Why is it important to accurately model the land features of your project site with a toposurface?
- What aspects of a building design are most affected by the terrain features?
There are many reasons why it is important to accurately model the land features of the project. First, making sure the project model you are working on has its on-site conditions help other people within the project team or the owners of the project visualize and understand what is happening at the site. For example, with the model of the building and the corresponding terrain, the engineers can model and get an idea on how water runoff may flow through the property and potentially affect the building. Another reason why it is important to model the land features is that it will affect many of the calculations that the model might be a reference for. Calculations based on the energy aspect that Revit can determine is impacted by what the terrain looks like. Other aspects such as shade time, temperature of the home, sun time and forces the building faces are all dependent on the terrain. If the terrain causes the building to be partially buried, the temperature in the lower level will be cooler in comparison if it had been above grade, which can therefore change energy consumption calculations. If there are a significant number of tall trees, more shade time will be experienced by the house. These aspects are key to having an accurate model and construction considerations for project team and owners for their site specific project.
When designing a project...
- Should the building adapt to the terrain?
- Or, should you adapt the terrain to the building?
I think ultimately it depends on the stakeholder, their goals and budget. If they want a building more within the terrain, the building can adapt to it, similar to the one seen in the example for this module. However, in general, when designing a project, you should adapt the terrain to the building. Accessibility to the building is really important to most stakeholders. Terrain that makes accessibility difficult can be slopes that cannot support wheelchair access or allow for easier walking paths.
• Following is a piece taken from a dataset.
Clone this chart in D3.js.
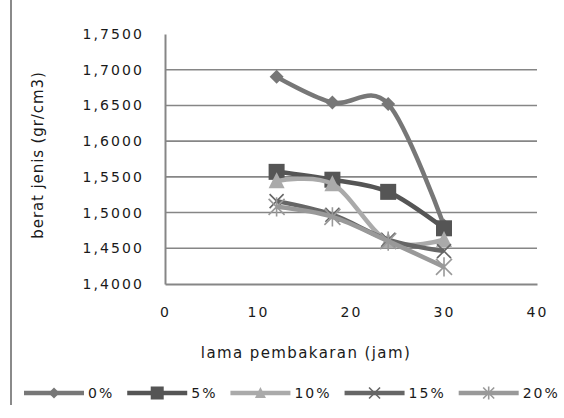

As a designer you also want to make sure that the terrain around the building cannot damage or destroy the building in the event of a storm, earthquake, landslide, etc. Making sure that the terrain is adapted to the forces caused by the building and its surrounding structures provided an overall safer environment around that building.
What considerations affect a project team's decision-making when deciding the floor-to-floor height to use in a multi-story building?
- From a real estate developer's perspective?
- From a designer's perspective?
- From an engineer's perspective?
- From a builder's perspective?
- From an owner's perspective?
What are the advantages of stacking the levels of a multi-story building vertically?
- Can you share an interesting example of a building that doesn’t vertically stack (where the floor plates change their shaped radically between the floor levels)?
- What were the advantages or reasons for non-vertical stacking?
Why do stairs follow specific proportions with a set relationship between the tread length and riser height?
- How can building modeling help prevent the mistakes that often occur when designing and installing stairs?
Describe a case when it would be worthwhile to create a new custom component in Revit… How do you decide when customize versus using readily available components?
A case where it would be worthwhile to create a new custom component in Revit is when the stakeholders want a unique, one-of-a-kind feature within their structure. This could be something such as an extremely large bed, a conversation pit or a large art piece. The reason it would be important to create a new custom component for such items is because when you are modeling, you want to make sure you have a high level of accuracy for the final project and by creating these components, you can determine if your design has enough radial space, height or square footage for the unique piece to not only fit but to be functional for the stakeholders in the design. Common readily available components cannot capture the unique dimensions and aesthetics of those kind of items.